It is there for all to see that each day compliance becomes more cumbersome.
In 2018 there were 76 pieces of legislation passed by the Australian Government. That’s one new item of legislation passed on average every five days during the 2018 calendar year.
The dilemma with this is it is unlikely 76 pieces of legislation was repealed during the same period, therefore imposing increasing regulation upon Australians and Australian businesses.
The navigation of new legislation every five days, and how it may or may not relate to you and your business becomes the challenge for most businesses.
With this becomes an increased reliance on the regulators and industry bodies to communicate to those affected, and it is here where the real impact your compliance program has on your business occurs.
It is my experience when regulators and industry bodies become the key source of your information relating to your compliance obligations, there is always a tendency such advice is to over comply.
The reason this occurs is that they take their integrity first, above and beyond industry, which causes this tendency to provide advice which is over compliant. The dilemma with this scenario is the impact additional compliance has on your customers, your employees, your company officers and your business continuity.
That is why if you want the best outcome when it comes to your compliance programs, businesses should aim their compliance programs at ‘the sweet spot’ of compliance. The spot is where you are neither under compliant nor over compliant.

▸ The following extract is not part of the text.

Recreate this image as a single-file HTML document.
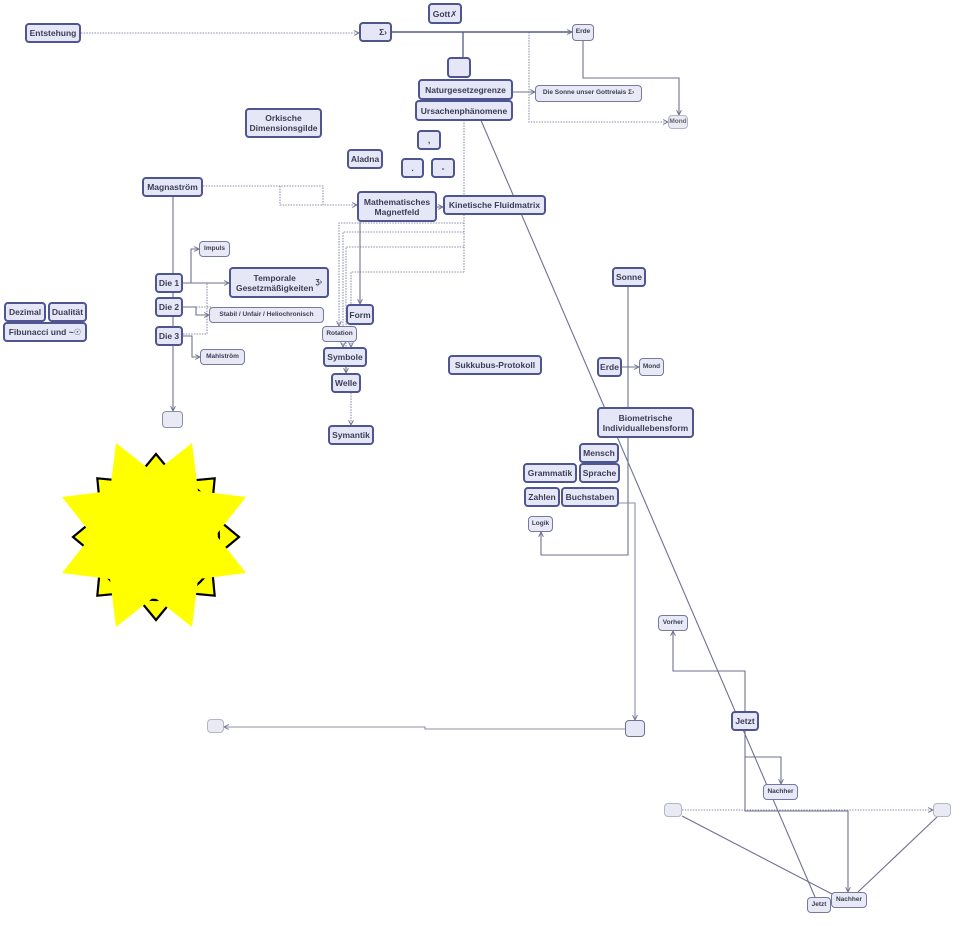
<!DOCTYPE html>
<html><head><meta charset="utf-8">
<style>
html,body{margin:0;padding:0;background:#fff;}
body{width:962px;height:925px;position:relative;overflow:hidden;font-family:"Liberation Sans","DejaVu Sans",sans-serif;}
svg{position:absolute;left:0;top:0;}
.n{position:absolute;box-sizing:border-box;background:#e5e7f6;border:2px solid #4f5590;border-radius:4px;color:#3a3d56;font-weight:bold;font-size:8.5px;line-height:10px;display:flex;align-items:center;justify-content:center;text-align:center;white-space:nowrap;}
.s{border:1.5px solid #7479a3;font-size:6.5px;line-height:1;background:#e8e9f5;}
.e{border:1px solid #b3b5c8;background:#e9eaf3;}
</style></head><body>
<svg width="962" height="925" viewBox="0 0 962 925">
<defs>
<marker id="a" viewBox="0 0 10 10" refX="9" refY="5" markerWidth="6" markerHeight="6" orient="auto" markerUnits="userSpaceOnUse"><path d="M1,1 L9,5 L1,9" fill="none" stroke="#6e7191" stroke-width="1.6"/></marker>
</defs>
<g fill="none" stroke="#6e7191" stroke-width="1.1">
<g stroke="#8c8fac" stroke-dasharray="1.5 1.2">
<path d="M81,33 H359" marker-end="url(#a)"/>
<path d="M529,32 V122 H668" marker-end="url(#a)"/>
<path d="M203,186 H323 V205 H357" marker-end="url(#a)"/>
<path d="M280,186 V205 H323"/>
<path d="M183,334 H207 V283 H225"/>
<path d="M196,307 H212"/>
<path d="M464,120 V272"/>
<path d="M464,223 H339 V326" marker-end="url(#a)"/>
<path d="M464,232 H343 V347" marker-end="url(#a)"/>
<path d="M464,247 H346 V347"/>
<path d="M464,272 H351 V347" marker-end="url(#a)"/>
<path d="M351,393 V425" marker-end="url(#a)"/>
<path d="M682,810 H933" marker-end="url(#a)"/>
</g>
<path d="M392,32 H572" stroke="#555a86" stroke-width="1.5" marker-end="url(#a)"/>
<path d="M463,32 V57" stroke="#555a86" stroke-width="1.3"/>
<path d="M513,92 H535" marker-end="url(#a)"/>
<path d="M583,41 V78 H679 V115" marker-end="url(#a)"/>
<path d="M173,196 V411" marker-end="url(#a)"/>
<path d="M183,283 H191 V249 H199" marker-end="url(#a)"/>
<path d="M183,283 H229" marker-end="url(#a)"/>
<path d="M183,307 H196 V315 H209" marker-end="url(#a)"/>
<path d="M183,336 H192 V357 H200" marker-end="url(#a)"/>
<path d="M437,207 H443" marker-end="url(#a)"/>
<path d="M360,222 V304" marker-end="url(#a)"/>
<path d="M346,367 V373" marker-end="url(#a)"/>
<path d="M480,118 L815,897"/>
<path d="M628,287 V555 H541 V532" marker-end="url(#a)"/>
<path d="M622,367 H639" marker-end="url(#a)"/>
<path d="M619,503 H635 V720" stroke="#8c8fac" marker-end="url(#a)"/>
<path d="M625,729 H425 V727 H224" stroke="#8c8fac" marker-end="url(#a)"/>
<path d="M745,711 V671 H673 V631" marker-end="url(#a)"/>
<path d="M745,731 V757 H781 V784" marker-end="url(#a)"/>
<path d="M745,757 V811 H848 V892" marker-end="url(#a)"/>
<path d="M682,816 L832,894"/>
<path d="M937,817 L858,892"/>
</g>
<g stroke="#000" stroke-width="2.2" fill="#ffff00" stroke-linejoin="miter">
<polygon points="156,454 137,477 175,477" transform="rotate(0 156 537)"/>
<polygon points="156,454 137,477 175,477" transform="rotate(45 156 537)"/>
<polygon points="156,454 137,477 175,477" transform="rotate(90 156 537)"/>
<polygon points="156,454 137,477 175,477" transform="rotate(135 156 537)"/>
<polygon points="156,454 137,477 175,477" transform="rotate(180 156 537)"/>
<polygon points="156,454 137,477 175,477" transform="rotate(225 156 537)"/>
<polygon points="156,454 137,477 175,477" transform="rotate(270 156 537)"/>
<polygon points="156,454 137,477 175,477" transform="rotate(315 156 537)"/>
<circle cx="156" cy="537" r="63"/>
</g>
<polygon fill="#ffff00" points="116,443 154,473 192,443 198,491 246,497 216,535 246,573 198,579 192,627 154,597 116,627 110,579 62,573 92,535 62,497 110,491"/>
</svg>

<div class="n" style="left:25px;top:23px;width:56px;height:20px;">Entstehung</div>
<div class="n" style="left:359px;top:22px;width:33px;height:20px;justify-content:flex-end;padding-right:3px;">Σ›</div>
<div class="n" style="left:428px;top:3px;width:34px;height:21px;">Gott✗</div>
<div class="n" style="left:447px;top:57px;width:24px;height:21px;"></div>
<div class="n" style="left:418px;top:79px;width:95px;height:21px;">Naturgesetzegrenze</div>
<div class="n" style="left:415px;top:100px;width:98px;height:21px;">Ursachenphänomene</div>
<div class="n s" style="left:535px;top:85px;width:107px;height:17px;">Die Sonne unser Gottrelais Σ›</div>
<div class="n s" style="left:572px;top:24px;width:22px;height:17px;">Erde</div>
<div class="n s e" style="left:668px;top:115px;width:20px;height:14px;color:#666;">Mond</div>
<div class="n" style="left:245px;top:108px;width:77px;height:30px;">Orkische<br>Dimensionsgilde</div>
<div class="n" style="left:417px;top:130px;width:24px;height:20px;">,</div>
<div class="n" style="left:401px;top:158px;width:23px;height:20px;">.</div>
<div class="n" style="left:431px;top:158px;width:24px;height:20px;">-</div>
<div class="n" style="left:347px;top:149px;width:36px;height:20px;">Aladna</div>
<div class="n" style="left:357px;top:191px;width:80px;height:31px;">Mathematisches<br>Magnetfeld</div>
<div class="n" style="left:443px;top:195px;width:103px;height:20px;">Kinetische Fluidmatrix</div>
<div class="n" style="left:142px;top:177px;width:61px;height:20px;">Magnaström</div>
<div class="n s" style="left:199px;top:241px;width:31px;height:16px;">Impuls</div>
<div class="n" style="left:229px;top:267px;width:100px;height:31px;">Temporale<br>Gesetzmäßigkeiten <span style="font-size:7px;margin-left:2px;">Ʒ›</span></div>
<div class="n" style="left:155px;top:273px;width:28px;height:20px;">Die 1</div>
<div class="n" style="left:155px;top:297px;width:28px;height:20px;">Die 2</div>
<div class="n" style="left:155px;top:326px;width:28px;height:20px;">Die 3</div>
<div class="n s" style="left:209px;top:307px;width:115px;height:16px;">Stabil / Unfair / Heliochronisch</div>
<div class="n s" style="left:200px;top:349px;width:45px;height:16px;">Mahlström</div>
<div class="n e" style="left:162px;top:411px;width:21px;height:17px;border-color:#8c8fac;"></div>
<div class="n" style="left:346px;top:304px;width:28px;height:21px;">Form</div>
<div class="n s" style="left:322px;top:326px;width:35px;height:16px;">Rotation</div>
<div class="n" style="left:323px;top:347px;width:44px;height:20px;">Symbole</div>
<div class="n" style="left:331px;top:373px;width:30px;height:20px;">Welle</div>
<div class="n" style="left:328px;top:425px;width:46px;height:20px;">Symantik</div>
<div class="n" style="left:448px;top:355px;width:94px;height:20px;">Sukkubus-Protokoll</div>
<div class="n" style="left:4px;top:302px;width:42px;height:20px;">Dezimal</div>
<div class="n" style="left:48px;top:302px;width:39px;height:20px;">Dualität</div>
<div class="n" style="left:3px;top:322px;width:84px;height:20px;">Fibunacci und ~☉</div>
<div class="n" style="left:612px;top:267px;width:34px;height:20px;">Sonne</div>
<div class="n" style="left:597px;top:357px;width:25px;height:20px;">Erde</div>
<div class="n s" style="left:639px;top:358px;width:25px;height:18px;">Mond</div>
<div class="n" style="left:597px;top:407px;width:97px;height:31px;">Biometrische<br>Individuallebensform</div>
<div class="n" style="left:579px;top:443px;width:40px;height:20px;">Mensch</div>
<div class="n" style="left:523px;top:463px;width:54px;height:20px;">Grammatik</div>
<div class="n" style="left:579px;top:463px;width:41px;height:20px;">Sprache</div>
<div class="n" style="left:524px;top:487px;width:36px;height:20px;">Zahlen</div>
<div class="n" style="left:561px;top:487px;width:58px;height:20px;">Buchstaben</div>
<div class="n s" style="left:528px;top:516px;width:25px;height:16px;">Logik</div>
<div class="n" style="left:625px;top:720px;width:20px;height:17px;border-width:1.5px;border-color:#6e7191;"></div>
<div class="n e" style="left:207px;top:719px;width:17px;height:14px;"></div>
<div class="n s" style="left:658px;top:615px;width:30px;height:16px;">Vorher</div>
<div class="n" style="left:731px;top:711px;width:28px;height:20px;">Jetzt</div>
<div class="n s" style="left:763px;top:784px;width:35px;height:16px;">Nachher</div>
<div class="n e" style="left:664px;top:803px;width:18px;height:14px;"></div>
<div class="n e" style="left:933px;top:803px;width:18px;height:14px;"></div>
<div class="n s" style="left:807px;top:897px;width:24px;height:16px;">Jetzt</div>
<div class="n s" style="left:831px;top:892px;width:36px;height:16px;">Nachher</div>
</body></html>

Under compliance obviously creates risk to business and in many circumstances has the capacity to compromise your company, company officers and its employees.
Over compliance creates a risk to your continuity of business, overly burdens your employees, and worst of all in most circumstances makes it more difficult for your customers or other businesses to do business with you.
Therefore the goal in building any compliance program needs to consider legislation which impacts on your business, and ensuring you hit ‘the sweet spot’.